There are some additional precautions & products to consider for a mud-race, mud scraper being the first. It will let you remove all the mud under the fenders.

This can be handy if you have back-to-back races and don’t have time to wash your bike thoroughly.

Spare brake pads need to be on your list as well. It’s easy for the main brake pads to get damaged in mud-races due to the high abrasiveness of the mud and dirt.

So if you don’t carry the spare brake pads in the race, you might face problems. Better be prepared than sorry!

Mud Preparation For Your Helmet

Extending your helmet’s peak can be effective in a mud race. Most riders do this by applying an old goggle lens and taping it to the peak’s end to give it an additional length.

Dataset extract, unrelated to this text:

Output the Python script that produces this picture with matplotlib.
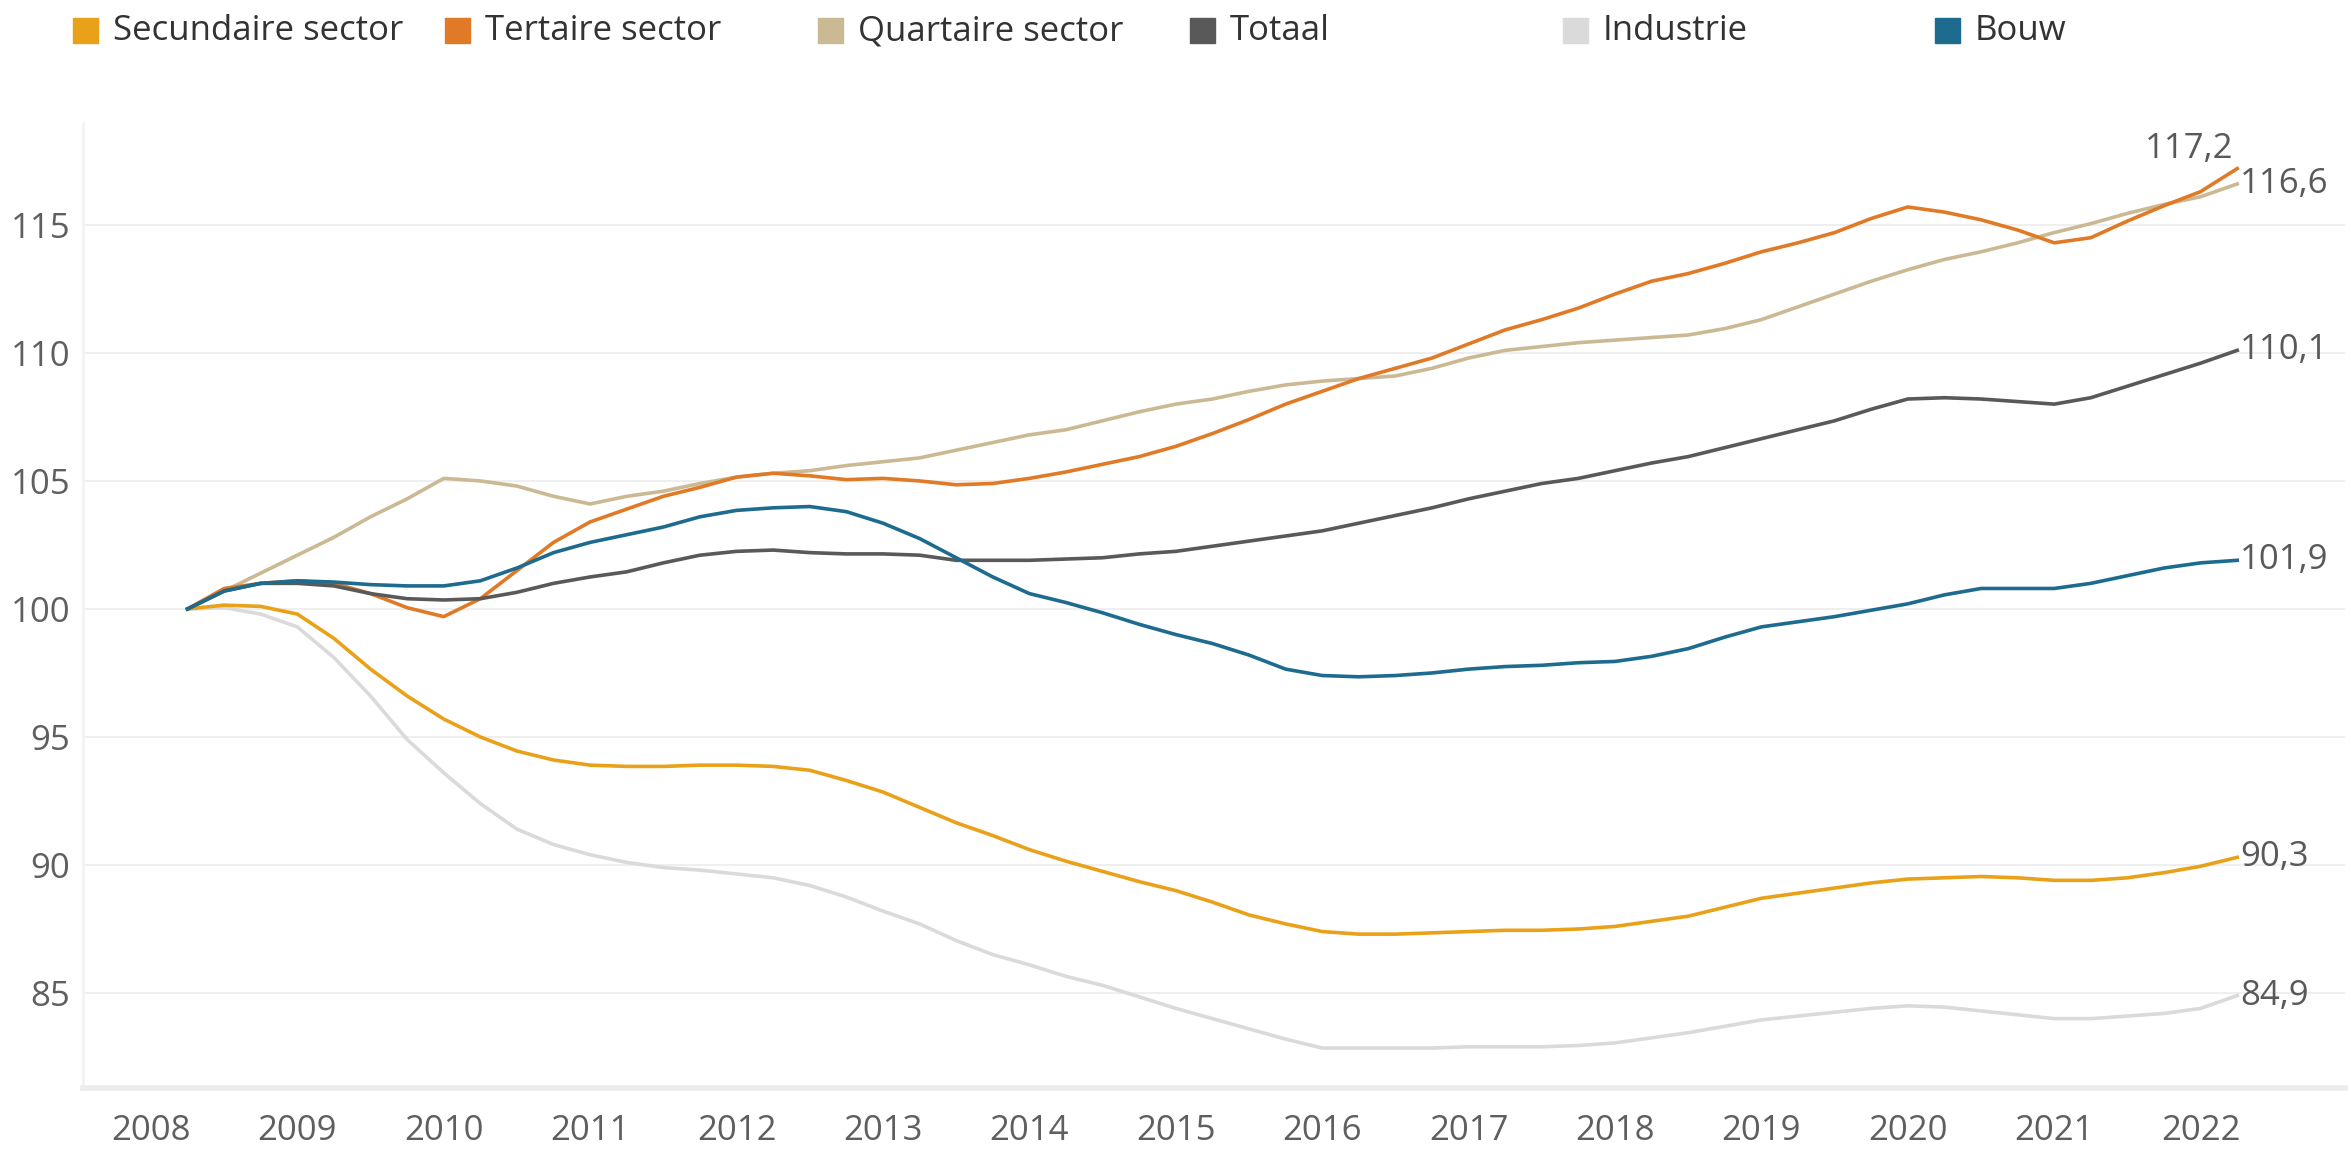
import numpy as np
import matplotlib.pyplot as plt
from matplotlib.patches import Rectangle

plt.rcParams['font.family'] = ['Open Sans', 'DejaVu Sans']

# quarterly index, 2008 Q2 = 100
quarters = 2008.25 + 0.25 * np.arange(57)

secundaire = [100, 100.15, 100.1, 99.8, 98.85, 97.65, 96.6, 95.7, 95.0, 94.45, 94.1, 93.9,
              93.85, 93.85, 93.9, 93.9, 93.85, 93.7, 93.3, 92.85, 92.25, 91.65, 91.15, 90.6,
              90.15, 89.75, 89.35, 89.0, 88.55, 88.05, 87.7, 87.4, 87.3, 87.3, 87.35, 87.4,
              87.45, 87.45, 87.5, 87.6, 87.8, 88.0, 88.35, 88.7, 88.9, 89.1, 89.3, 89.45,
              89.5, 89.55, 89.5, 89.4, 89.4, 89.5, 89.7, 89.95, 90.3]
tertaire = [100, 100.8, 101.0, 101.1, 101.0, 100.6, 100.05, 99.7, 100.4, 101.5, 102.6, 103.4,
            103.9, 104.4, 104.75, 105.15, 105.3, 105.2, 105.05, 105.1, 105.0, 104.85, 104.9, 105.1,
            105.35, 105.65, 105.95, 106.35, 106.85, 107.4, 108.0, 108.5, 109.0, 109.4, 109.8, 110.35,
            110.9, 111.3, 111.75, 112.3, 112.8, 113.1, 113.5, 113.95, 114.3, 114.7, 115.25, 115.7,
            115.5, 115.2, 114.8, 114.3, 114.5, 115.15, 115.75, 116.3, 117.2]
quartaire = [100, 100.7, 101.4, 102.1, 102.8, 103.6, 104.3, 105.1, 105.0, 104.8, 104.4, 104.1,
             104.4, 104.6, 104.9, 105.15, 105.3, 105.4, 105.6, 105.75, 105.9, 106.2, 106.5, 106.8,
             107.0, 107.35, 107.7, 108.0, 108.2, 108.5, 108.75, 108.9, 109.0, 109.1, 109.4, 109.8,
             110.1, 110.25, 110.4, 110.5, 110.6, 110.7, 110.95, 111.3, 111.8, 112.3, 112.8, 113.25,
             113.65, 113.95, 114.3, 114.7, 115.05, 115.45, 115.8, 116.1, 116.6]
totaal = [100, 100.7, 101.0, 101.0, 100.9, 100.6, 100.4, 100.35, 100.4, 100.65, 101.0, 101.25,
          101.45, 101.8, 102.1, 102.25, 102.3, 102.2, 102.15, 102.15, 102.1, 101.9, 101.9, 101.9,
          101.95, 102.0, 102.15, 102.25, 102.45, 102.65, 102.85, 103.05, 103.35, 103.65, 103.95, 104.3,
          104.6, 104.9, 105.1, 105.4, 105.7, 105.95, 106.3, 106.65, 107.0, 107.35, 107.8, 108.2,
          108.25, 108.2, 108.1, 108.0, 108.25, 108.7, 109.15, 109.6, 110.1]
industrie = [100, 100.05, 99.8, 99.3, 98.1, 96.6, 94.9, 93.6, 92.4, 91.4, 90.8, 90.4,
             90.1, 89.9, 89.8, 89.65, 89.5, 89.2, 88.75, 88.2, 87.7, 87.05, 86.5, 86.1,
             85.65, 85.3, 84.85, 84.4, 84.0, 83.6, 83.2, 82.85, 82.85, 82.85, 82.85, 82.9,
             82.9, 82.9, 82.95, 83.05, 83.25, 83.45, 83.7, 83.95, 84.1, 84.25, 84.4, 84.5,
             84.45, 84.3, 84.15, 84.0, 84.0, 84.1, 84.2, 84.4, 84.9]
bouw = [100, 100.7, 101.0, 101.1, 101.05, 100.95, 100.9, 100.9, 101.1, 101.6, 102.2, 102.6,
        102.9, 103.2, 103.6, 103.85, 103.95, 104.0, 103.8, 103.35, 102.75, 102.0, 101.25, 100.6,
        100.25, 99.85, 99.4, 99.0, 98.65, 98.2, 97.65, 97.4, 97.35, 97.4, 97.5, 97.65,
        97.75, 97.8, 97.9, 97.95, 98.15, 98.45, 98.9, 99.3, 99.5, 99.7, 99.95, 100.2,
        100.55, 100.8, 100.8, 100.8, 101.0, 101.3, 101.6, 101.8, 101.9]

legend_names = ['Secundaire sector', 'Tertaire sector', 'Quartaire sector', 'Totaal', 'Industrie', 'Bouw']
series = [secundaire, tertaire, quartaire, totaal, industrie, bouw]
colors = ['#e9a11a', '#e07a26', '#cbb994', '#595959', '#dadada', '#1d6b8f']
draw_order = [4, 2, 0, 1, 3, 5]

years = list(range(2008, 2023))
yticks = [85, 90, 95, 100, 105, 110, 115]

W, H = 2351, 1149
fig = plt.figure(figsize=(W / 100, H / 100), dpi=100)
ax = fig.add_axes([83 / W, 1 - 1088 / H, (2345 - 83) / W, (1088 - 123) / H])

for i in draw_order:
    ax.plot(quarters, series[i], color=colors[i], lw=2.6, solid_joinstyle='round', zorder=3)

# end labels
for i in [0, 2, 3, 4, 5]:
    ax.annotate(f"{series[i][-1]:.1f}".replace('.', ','), (quarters[-1], series[i][-1]),
                xytext=(2, 0), textcoords='offset points', ha='left', va='center',
                fontsize=25, color='#595959')
ax.annotate(f"{tertaire[-1]:.1f}".replace('.', ','), (quarters[-1], tertaire[-1]),
            xytext=(-3, 14), textcoords='offset points', ha='right', va='center',
            fontsize=25, color='#595959')

ax.set_xlim(2007.536, 2022.986)
ax.set_ylim(81.29, 118.98)
ax.set_xticks(years)
ax.set_xticklabels([str(y) for y in years])
ax.set_yticks(yticks)
ax.grid(axis='y', color='#efefef', lw=1.5, zorder=0)
ax.tick_params(length=0, labelsize=25, colors='#5f5f5f')
ax.tick_params(axis='x', pad=19)
ax.tick_params(axis='y', pad=9)

for s in ['top', 'right']:
    ax.spines[s].set_visible(False)
ax.spines['left'].set_color('#f3f3f3')
ax.spines['left'].set_linewidth(2)
ax.spines['bottom'].set_color('#ececec')
ax.spines['bottom'].set_linewidth(4)

# legend row
for k, name in enumerate(legend_names):
    x0 = 73 + 372.4 * k
    fig.patches.append(Rectangle((x0 / W, 1 - 43 / H), 25 / W, 25 / H,
                                 transform=fig.transFigure, color=colors[k]))
    fig.text((x0 + 40) / W, 1 - 31 / H, name, fontsize=25, color='#333333',
             ha='left', va='center')

fig.savefig('out.png', dpi=100, facecolor='white')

This adjustment allows the riders to put their head down when getting roosted and prevent the mud from filling up the goggles.

It’s not advisable to go in a muddy trace with a worn-out or cracked helmet. It exposes your head to impacts and can be fatal. If your helmet is old, consider changing it.

If you are looking to upgrade, check out Fox helmets; you will certainly find one that fits right.

Wrapping Up

Mud racing isn’t easy. It requires expertise and a well-equipped bike to make it to the finish line.

We hope the tips mentioned in this article will help you prep your bike for the next mud-race!